Bayes's theorem problem issues

Question

Problem Statement:

Assume that 40% of all interstate highway accidents involve excessive speed by at least one of the drivers (event $E$) and that 30% involve alcohol use by at least one driver (event $A$). If alcohol is involved there is a 60% chance that excessive speed is also involved; otherwise, this probability is only 10%. An accident involves speeding. What is the probability that alcohol is involved?

Given probabilities:

P(E) = 0.40

P(A) = 0.30

P(E|A) = 0.60

P(E|A') = 0.10

To find $P(A|E)$, we use the definition of conditional probability:

$P(A|E) = \frac{P(E \cap A)}{P(E)}$

We need to find $P(E \cap A)$ and $P(E)$. Using the multiplication rule:

$P(E \cap A) &= P(E|A)P(A)$

$P(E \cap A') &= P(E|A')P(A')$

Subdividing event $E$:

$E = (E \cap A) \cup (E \cap A')$ Thus, $P(E) = P(E \cap A) + P(E \cap A')$

Substituting back:

$P(A|E) = \frac{P(E|A)P(A)}{P(E|A)P(A) + P(E|A')P(A')}$

Substituting the given probabilities:

$P(A|E) &= \frac{(0.60)(0.30)}{(0.60)(0.30) + (0.10)(0.70)}$

$= \frac{0.18}{0.18 + 0.07}$

$= \frac{0.18}{0.25}$

$= 0.72$

If excessive speed was involved in an accident, there is a 72% chance that alcohol was also involved.

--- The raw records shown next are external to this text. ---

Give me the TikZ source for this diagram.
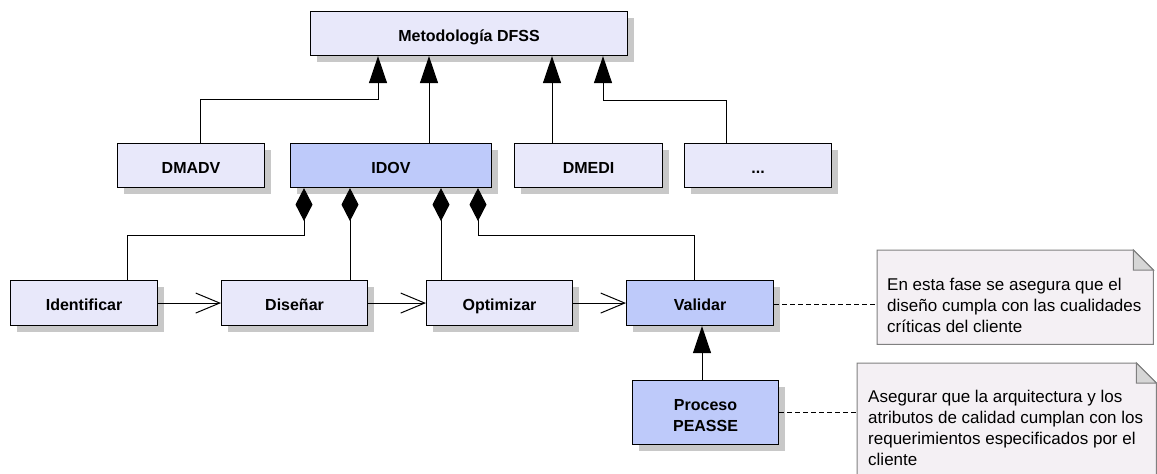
\documentclass[tikz,border=0pt]{standalone}
\usepackage{fontspec}
\setmainfont{Liberation Sans}
\usetikzlibrary{arrows.meta,calc}
\definecolor{boxlight}{RGB}{232,232,250}
\definecolor{boxblue}{RGB}{190,202,250}
\definecolor{notefill}{RGB}{244,240,244}
\definecolor{noteline}{RGB}{128,128,128}
\definecolor{foldfill}{RGB}{214,214,214}
\definecolor{shadowgray}{RGB}{200,200,200}
\begin{document}
\begin{tikzpicture}[x=1pt,y=-1pt,
  clsbase/.style={draw=black, line width=1.1pt, fill=boxlight, inner sep=0pt, anchor=north west,
     minimum width=147pt, minimum height=44pt,
     font=\fontsize{16}{21}\selectfont\bfseries,
     preaction={fill=shadowgray, draw=none, transform canvas={shift={(6pt,-6pt)}}}},
  cls/.style={clsbase, text height=15.5pt, text depth=0pt},
  clsb/.style={cls, fill=boxblue},
  notebox/.style={draw=none, inner sep=0pt, anchor=north west},
  noteshape/.style={draw=noteline, fill=notefill, line width=1pt},
  foldshape/.style={draw=noteline, fill=foldfill, line width=1pt},
  notetext/.style={inner sep=0pt, anchor=north west, align=left, font=\fontsize{17}{21}\selectfont},
  gen/.style={line width=1pt, -{Triangle[width=18pt,length=27pt]}},
  comp/.style={line width=1pt, {Diamond[width=17pt,length=33pt]}-},
  nav/.style={line width=1pt, -{Straight Barb[width=20pt,length=24pt,line width=1pt]}},
  anchorline/.style={line width=1pt, dash pattern=on 5pt off 3pt}
]
\useasboundingbox (0,0) rectangle (1157,474);
\clip (0,0) rectangle (1157,474);
\fill[white] (0,0) rectangle (1157,474);

% classes
\node[cls, minimum width=317pt] (dfss) at (310,11) {Metodología DFSS};
\node[cls] (dmadv) at (117,143) {DMADV};
\node[clsb, minimum width=201pt] (idov) at (290,143) {IDOV};
\node[cls, minimum width=148pt] (dmedi) at (514,143) {DMEDI};
\node[cls] (etc) at (684,143) {...};
\node[cls, minimum height=45pt] (ident) at (10,280) {Identificar};
\node[cls, minimum width=146pt, minimum height=45pt] (dis) at (221,280) {Diseñar};
\node[cls, minimum width=146pt, minimum height=45pt] (opt) at (426,280) {Optimizar};
\node[clsb, minimum height=45pt] (val) at (626,280) {Validar};
\node[clsbase, fill=boxblue, minimum width=146pt, minimum height=64pt]
  (proc) at (632,380) {\raisebox{-4pt}[\height][\depth]{\begin{tabular}{@{}c@{}}Proceso\\PEASSE\end{tabular}}};

% notes
\node[notebox, minimum width=276pt, minimum height=94pt] (note1) at (877,250) {};
\path[noteshape] (note1.north west) -- ([xshift=-20pt]note1.north east)
  -- ([yshift=-20pt]note1.north east) -- (note1.south east) -- (note1.south west) -- cycle;
\path[foldshape] ([xshift=-20pt]note1.north east) -- ([xshift=-20pt,yshift=-20pt]note1.north east)
  -- ([yshift=-20pt]note1.north east) -- cycle;
\node[notetext] (note1txt) at ([xshift=10pt,yshift=-27.6pt]note1.north west)
  {En esta fase se asegura que el\\diseño cumpla con las cualidades\\críticas del cliente};

\node[notebox, minimum width=299pt, minimum height=120pt] (note2) at (857,363) {};
\path[noteshape] (note2.north west) -- ([xshift=-20pt]note2.north east)
  -- ([yshift=-20pt]note2.north east) -- (note2.south east) -- (note2.south west) -- cycle;
\path[foldshape] ([xshift=-20pt]note2.north east) -- ([xshift=-20pt,yshift=-20pt]note2.north east)
  -- ([yshift=-20pt]note2.north east) -- cycle;
\node[notetext] (note2txt) at ([xshift=11pt,yshift=-26.7pt]note2.north west)
  {Asegurar que la arquitectura y los\\atributos de calidad cumplan con los\\requerimientos especificados por el\\cliente};

% generalizations to DFSS
\draw[gen] ([xshift=83pt]dmadv.north west) |- ([xshift=68pt,yshift=-43pt]dfss.south west)
  -- ([xshift=68pt]dfss.south west);
\draw[gen] ([xshift=139pt]idov.north west) -- ([xshift=119pt]dfss.south west);
\draw[gen] ([xshift=38pt]dmedi.north west) -- ([xshift=242pt]dfss.south west);
\draw[gen] ([xshift=42pt]etc.north west) |- ([xshift=293pt,yshift=-44pt]dfss.south west)
  -- ([xshift=293pt]dfss.south west);

% compositions from IDOV
\draw[comp] ([xshift=14pt]idov.south west) -- ([xshift=14pt,yshift=-47pt]idov.south west)
  -| ([xshift=117pt]ident.north west);
\draw[comp] ([xshift=60pt]idov.south west) -- ([xshift=129pt]dis.north west);
\draw[comp] ([xshift=151pt]idov.south west) -- ([xshift=15pt]opt.north west);
\draw[comp] ([xshift=188pt]idov.south west) -- ([xshift=188pt,yshift=-47pt]idov.south west)
  -| ([xshift=68pt]val.north west);

% navigation arrows
\draw[nav] (ident.east) -- (dis.west);
\draw[nav] (dis.east) -- (opt.west);
\draw[nav] (opt.east) -- (val.west);

% generalization Proceso -> Validar
\draw[gen] ([xshift=70pt]proc.north west) -- ([xshift=76pt]val.south west);

% note anchors
\draw[anchorline] ([yshift=-1.5pt]val.east) -- ([yshift=-1.5pt]val.east -| note1.west);
\draw[anchorline] (proc.east) -- (proc.east -| note2.west);
\end{tikzpicture}
\end{document}
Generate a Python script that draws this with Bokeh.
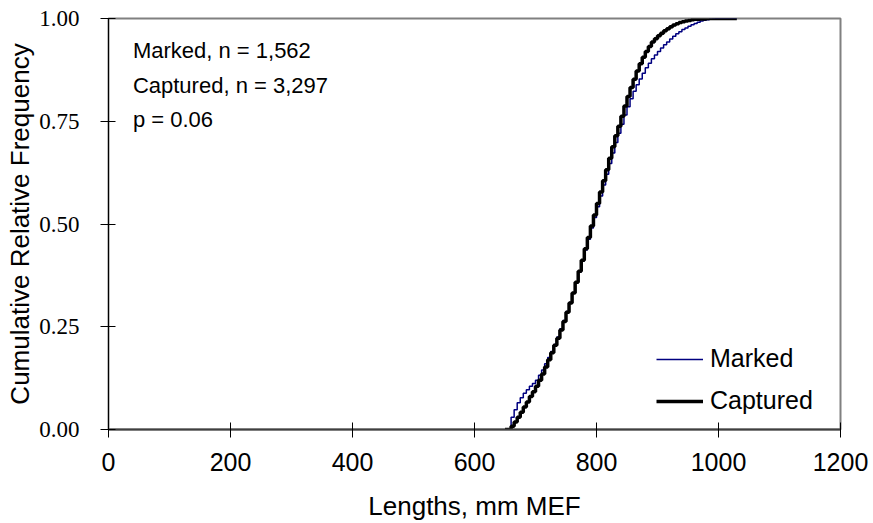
from bokeh.plotting import figure
from bokeh.models import Range1d, FixedTicker, PrintfTickFormatter, Label, Legend, LegendItem
from bokeh.embed import file_html
from bokeh.resources import INLINE

# Lengths (mm MEF), 5 mm bins
lengths = [650, 655, 660, 665, 670, 675, 680, 685, 690, 695,
           700, 705, 710, 715, 720, 725, 730, 735, 740, 745,
           750, 755, 760, 765, 770, 775, 780, 785, 790, 795,
           800, 805, 810, 815, 820, 825, 830, 835, 840, 845,
           850, 855, 860, 865, 870, 875, 880, 885, 890, 895,
           900, 905, 910, 915, 920, 925, 930, 935, 940, 945,
           950, 955, 960, 965, 970, 975, 980, 985, 990, 995,
           1000, 1005, 1010, 1015, 1020, 1025, 1030]

# Cumulative relative frequency, Marked fish
marked_cum = [0.000, 0.000, 0.030, 0.048, 0.065, 0.077, 0.088, 0.097, 0.105, 0.112,
              0.120, 0.132, 0.145, 0.160, 0.175, 0.190, 0.207, 0.225, 0.245, 0.265,
              0.287, 0.309, 0.332, 0.357, 0.383, 0.410, 0.437, 0.463, 0.490, 0.516,
              0.542, 0.568, 0.595, 0.621, 0.647, 0.673, 0.698, 0.721, 0.743, 0.765,
              0.785, 0.805, 0.823, 0.839, 0.853, 0.867, 0.880, 0.891, 0.902, 0.911,
              0.920, 0.928, 0.936, 0.943, 0.950, 0.957, 0.963, 0.968, 0.973, 0.977,
              0.981, 0.985, 0.988, 0.991, 0.994, 0.996, 0.997, 0.998, 0.999, 1.000,
              1.000, 1.000, 1.000, 1.000, 1.000, 1.000, 1.000]

# Cumulative relative frequency, Captured fish
captured_cum = [0.000, 0.000, 0.008, 0.018, 0.030, 0.042, 0.055, 0.067, 0.080, 0.092,
                0.105, 0.120, 0.135, 0.152, 0.170, 0.187, 0.205, 0.222, 0.242, 0.263,
                0.285, 0.308, 0.332, 0.358, 0.385, 0.412, 0.440, 0.467, 0.495, 0.522,
                0.550, 0.578, 0.605, 0.632, 0.660, 0.688, 0.715, 0.738, 0.762, 0.787,
                0.810, 0.832, 0.852, 0.872, 0.890, 0.906, 0.920, 0.932, 0.943, 0.951,
                0.958, 0.964, 0.970, 0.975, 0.980, 0.984, 0.987, 0.990, 0.992, 0.994,
                0.995, 0.997, 0.998, 0.998, 0.999, 0.999, 1.000, 1.000, 1.000, 1.000,
                1.000, 1.000, 1.000, 1.000, 1.000, 1.000, 1.000]

x_ticks = [0, 200, 400, 600, 800, 1000, 1200]
y_ticks = [0.0, 0.25, 0.5, 0.75, 1.0]

annotation_lines = ["Marked, n = 1,562", "Captured, n = 3,297", "p = 0.06"]
annotation_y = [0.921, 0.838, 0.755]

p = figure(width=873, height=523, x_range=Range1d(0, 1200), y_range=Range1d(0, 1),
           output_backend="svg", toolbar_location=None,
           min_border_left=108, min_border_right=33, min_border_top=18, min_border_bottom=93)

p.xgrid.visible = False
p.ygrid.visible = False
p.outline_line_color = "#808080"
p.outline_line_width = 2
p.background_fill_color = "white"
p.border_fill_color = "white"

r_marked = p.step(lengths, marked_cum, mode="after", line_color="#000080", line_width=1.5)
r_capt = p.step(lengths, captured_cum, mode="after", line_color="black", line_width=3.5)

# axes
p.xaxis.ticker = FixedTicker(ticks=x_ticks)
p.yaxis.ticker = FixedTicker(ticks=y_ticks)
p.yaxis.formatter = PrintfTickFormatter(format="%.2f")
for ax in (p.xaxis[0], p.yaxis[0]):
    ax.major_tick_in = 7
    ax.major_tick_out = 8
    ax.minor_tick_line_color = None
    ax.major_tick_line_color = "black"
    ax.axis_label_text_font = "Liberation Sans"
    ax.axis_label_text_font_size = "26px"
    ax.axis_label_text_font_style = "normal"
    ax.axis_label_text_color = "black"
    ax.major_label_text_color = "black"

p.xaxis.axis_label = "Lengths, mm MEF"
p.yaxis.axis_label = "Cumulative Relative Frequency"
p.xaxis.axis_line_color = "#404040"
p.xaxis.axis_line_width = 2
p.yaxis.axis_line_color = "black"
p.yaxis.axis_line_width = 1

p.xaxis.major_label_text_font = "Liberation Sans"
p.xaxis.major_label_text_font_size = "25px"
p.xaxis.major_label_standoff = 15
p.xaxis.axis_label_standoff = 17

p.yaxis.major_label_text_font = "Liberation Serif"
p.yaxis.major_label_text_font_size = "23px"
p.yaxis.major_label_standoff = 21
p.yaxis.axis_label_standoff = 1

# annotation
for txt, yy in zip(annotation_lines, annotation_y):
    p.add_layout(Label(x=40, y=yy, text=txt, text_font="Liberation Sans",
                       text_font_size="22px", text_baseline="alphabetic", text_color="black"))

legend = Legend(items=[LegendItem(label="Marked", renderers=[r_marked]),
                       LegendItem(label="Captured", renderers=[r_capt])],
                location=(548, 14), border_line_color=None, background_fill_alpha=0,
                padding=0, margin=0, spacing=13, glyph_width=47, glyph_height=28,
                label_height=28, label_standoff=7, label_text_font="Liberation Sans",
                label_text_font_size="25px", label_text_color="black")
p.add_layout(legend)

open("out.html", "w").write(file_html(p, INLINE))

I think the problem statement is inconsistent since P(E)=0.40 is given but nit used in the Bayes' formula P(E)=P(E|A)P(A) + P(E|A')P(A')=0.25. This clearly contradicts the statement P(E)=0.40. How can I fix the problem statement?

Answer 1

The issue is that your statement does not obey the law of total probability, the marginal and conditional probabilities cannot both hold. You can get a solution directly from Bayes' theorem using only what's fixed by the statement, $P(A|E)=\frac{P(E|A)\ P(A)}{P(E)}=\frac{0.6\ \cdot\ 0.3}{0.4}=0.45$.

The issue arises when you try recalculating $P(E)$: the law of total probability requires that $P(E)=\sum_nP(E \cap A_n)$. As you've discovered this is incompatible with the stated values of $P(E|A')$ and $P(E|A)$. You'll see the same if you just try to create a contingency table of the levels of $E$ and $A$, conditioning on the marginal probabilities - they will not add up.

One way to fix the statement is that $P(E|A')$ should actually be $\frac{0.22}{0.7}\approx 0.314$, this makes $P(E)=P(E\cap A)+P(E\cap A')$ hold and leads to the same solution as above. The other option is that 110% of alcohol-related accidents involve speeding (i.e. this is not really an option), or that indeed the marginal probability of an accident involving excessive speed is only 25% which leads to your solution of $P(A|E)=0.72$.